Begin

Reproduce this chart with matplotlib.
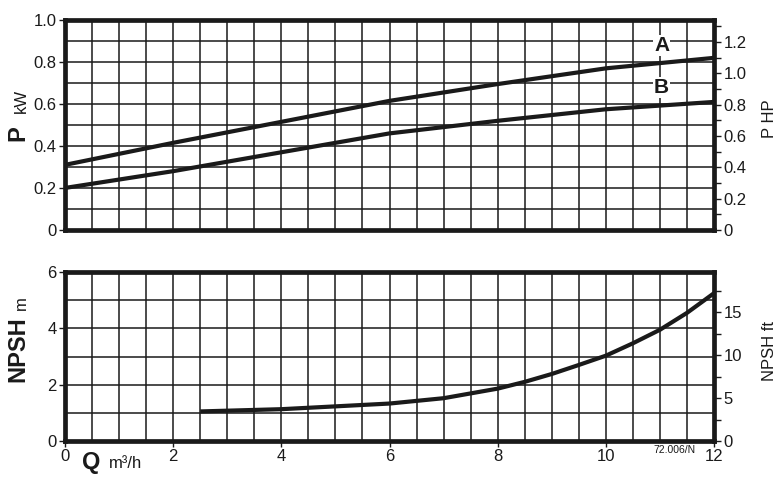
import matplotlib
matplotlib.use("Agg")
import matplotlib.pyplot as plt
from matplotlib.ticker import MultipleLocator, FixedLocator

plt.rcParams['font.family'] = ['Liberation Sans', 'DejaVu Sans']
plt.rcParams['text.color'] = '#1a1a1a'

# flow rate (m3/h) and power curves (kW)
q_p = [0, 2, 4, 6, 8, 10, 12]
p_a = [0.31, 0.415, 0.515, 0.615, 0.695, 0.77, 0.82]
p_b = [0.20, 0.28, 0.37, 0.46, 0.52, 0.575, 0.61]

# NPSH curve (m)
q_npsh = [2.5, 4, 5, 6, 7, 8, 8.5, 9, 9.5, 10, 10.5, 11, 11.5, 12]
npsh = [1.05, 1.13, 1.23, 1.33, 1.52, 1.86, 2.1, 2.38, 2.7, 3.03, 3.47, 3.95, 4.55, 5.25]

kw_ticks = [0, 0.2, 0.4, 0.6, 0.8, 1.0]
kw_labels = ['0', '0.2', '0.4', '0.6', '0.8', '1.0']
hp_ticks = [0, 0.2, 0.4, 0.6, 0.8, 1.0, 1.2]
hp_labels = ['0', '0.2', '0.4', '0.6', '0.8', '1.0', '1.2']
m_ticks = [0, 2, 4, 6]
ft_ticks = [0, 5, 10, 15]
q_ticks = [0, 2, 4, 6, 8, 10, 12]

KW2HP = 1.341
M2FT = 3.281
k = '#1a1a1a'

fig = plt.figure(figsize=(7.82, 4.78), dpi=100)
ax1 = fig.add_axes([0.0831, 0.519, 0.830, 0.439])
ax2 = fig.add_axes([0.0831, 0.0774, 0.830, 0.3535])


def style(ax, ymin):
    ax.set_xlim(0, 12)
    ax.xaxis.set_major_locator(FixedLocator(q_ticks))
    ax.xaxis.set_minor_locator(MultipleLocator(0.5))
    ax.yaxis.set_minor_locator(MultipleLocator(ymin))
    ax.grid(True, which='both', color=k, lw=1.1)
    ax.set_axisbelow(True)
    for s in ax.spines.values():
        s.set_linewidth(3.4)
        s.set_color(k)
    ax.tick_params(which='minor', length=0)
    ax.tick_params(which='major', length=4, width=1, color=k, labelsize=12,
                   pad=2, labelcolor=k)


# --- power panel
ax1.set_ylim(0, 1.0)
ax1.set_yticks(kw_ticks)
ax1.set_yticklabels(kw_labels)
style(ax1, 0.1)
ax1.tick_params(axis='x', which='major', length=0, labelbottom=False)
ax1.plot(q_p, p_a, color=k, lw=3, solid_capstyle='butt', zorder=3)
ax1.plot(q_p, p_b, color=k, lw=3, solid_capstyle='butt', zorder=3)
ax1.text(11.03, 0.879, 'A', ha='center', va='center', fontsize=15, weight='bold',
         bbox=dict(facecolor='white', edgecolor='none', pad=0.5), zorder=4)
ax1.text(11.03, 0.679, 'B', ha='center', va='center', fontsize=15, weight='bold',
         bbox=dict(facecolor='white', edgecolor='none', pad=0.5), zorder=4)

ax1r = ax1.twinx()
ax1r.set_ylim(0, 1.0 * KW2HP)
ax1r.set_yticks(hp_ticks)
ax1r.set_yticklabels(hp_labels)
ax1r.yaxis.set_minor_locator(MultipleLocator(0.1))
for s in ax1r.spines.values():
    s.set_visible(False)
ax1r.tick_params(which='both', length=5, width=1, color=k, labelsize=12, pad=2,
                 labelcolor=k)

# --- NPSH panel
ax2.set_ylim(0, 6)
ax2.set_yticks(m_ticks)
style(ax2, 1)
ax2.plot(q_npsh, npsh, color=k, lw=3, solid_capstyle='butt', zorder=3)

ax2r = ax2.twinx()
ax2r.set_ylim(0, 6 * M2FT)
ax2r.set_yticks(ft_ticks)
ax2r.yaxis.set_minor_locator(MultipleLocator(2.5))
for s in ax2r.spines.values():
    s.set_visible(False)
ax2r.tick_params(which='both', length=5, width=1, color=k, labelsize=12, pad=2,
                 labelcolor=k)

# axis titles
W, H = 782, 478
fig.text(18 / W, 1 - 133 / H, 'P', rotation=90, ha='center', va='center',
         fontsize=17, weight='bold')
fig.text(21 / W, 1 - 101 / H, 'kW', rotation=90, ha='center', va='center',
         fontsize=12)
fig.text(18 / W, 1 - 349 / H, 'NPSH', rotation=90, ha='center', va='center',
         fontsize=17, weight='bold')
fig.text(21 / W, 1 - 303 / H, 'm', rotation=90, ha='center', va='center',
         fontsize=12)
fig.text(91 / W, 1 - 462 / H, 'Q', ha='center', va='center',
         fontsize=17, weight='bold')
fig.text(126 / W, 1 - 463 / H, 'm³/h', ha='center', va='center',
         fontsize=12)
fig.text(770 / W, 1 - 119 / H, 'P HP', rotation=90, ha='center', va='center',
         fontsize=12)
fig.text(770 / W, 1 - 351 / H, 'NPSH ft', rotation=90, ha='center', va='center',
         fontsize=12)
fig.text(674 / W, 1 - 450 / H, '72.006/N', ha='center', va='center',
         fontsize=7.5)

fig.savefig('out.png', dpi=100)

End

> **TASK PROMPT**
Repeat, word for word and with no pictures, only the lines running from the beginning of the data to the line that contains "pad=2, labelcolor=k)".

> **SOLUTION TO THE EXERCISE**
Reproduce this chart with matplotlib.
import matplotlib
matplotlib.use("Agg")
import matplotlib.pyplot as plt
from matplotlib.ticker import MultipleLocator, FixedLocator

plt.rcParams['font.family'] = ['Liberation Sans', 'DejaVu Sans']
plt.rcParams['text.color'] = '#1a1a1a'

# flow rate (m3/h) and power curves (kW)
q_p = [0, 2, 4, 6, 8, 10, 12]
p_a = [0.31, 0.415, 0.515, 0.615, 0.695, 0.77, 0.82]
p_b = [0.20, 0.28, 0.37, 0.46, 0.52, 0.575, 0.61]

# NPSH curve (m)
q_npsh = [2.5, 4, 5, 6, 7, 8, 8.5, 9, 9.5, 10, 10.5, 11, 11.5, 12]
npsh = [1.05, 1.13, 1.23, 1.33, 1.52, 1.86, 2.1, 2.38, 2.7, 3.03, 3.47, 3.95, 4.55, 5.25]

kw_ticks = [0, 0.2, 0.4, 0.6, 0.8, 1.0]
kw_labels = ['0', '0.2', '0.4', '0.6', '0.8', '1.0']
hp_ticks = [0, 0.2, 0.4, 0.6, 0.8, 1.0, 1.2]
hp_labels = ['0', '0.2', '0.4', '0.6', '0.8', '1.0', '1.2']
m_ticks = [0, 2, 4, 6]
ft_ticks = [0, 5, 10, 15]
q_ticks = [0, 2, 4, 6, 8, 10, 12]

KW2HP = 1.341
M2FT = 3.281
k = '#1a1a1a'

fig = plt.figure(figsize=(7.82, 4.78), dpi=100)
ax1 = fig.add_axes([0.0831, 0.519, 0.830, 0.439])
ax2 = fig.add_axes([0.0831, 0.0774, 0.830, 0.3535])


def style(ax, ymin):
    ax.set_xlim(0, 12)
    ax.xaxis.set_major_locator(FixedLocator(q_ticks))
    ax.xaxis.set_minor_locator(MultipleLocator(0.5))
    ax.yaxis.set_minor_locator(MultipleLocator(ymin))
    ax.grid(True, which='both', color=k, lw=1.1)
    ax.set_axisbelow(True)
    for s in ax.spines.values():
        s.set_linewidth(3.4)
        s.set_color(k)
    ax.tick_params(which='minor', length=0)
    ax.tick_params(which='major', length=4, width=1, color=k, labelsize=12,
                   pad=2, labelcolor=k)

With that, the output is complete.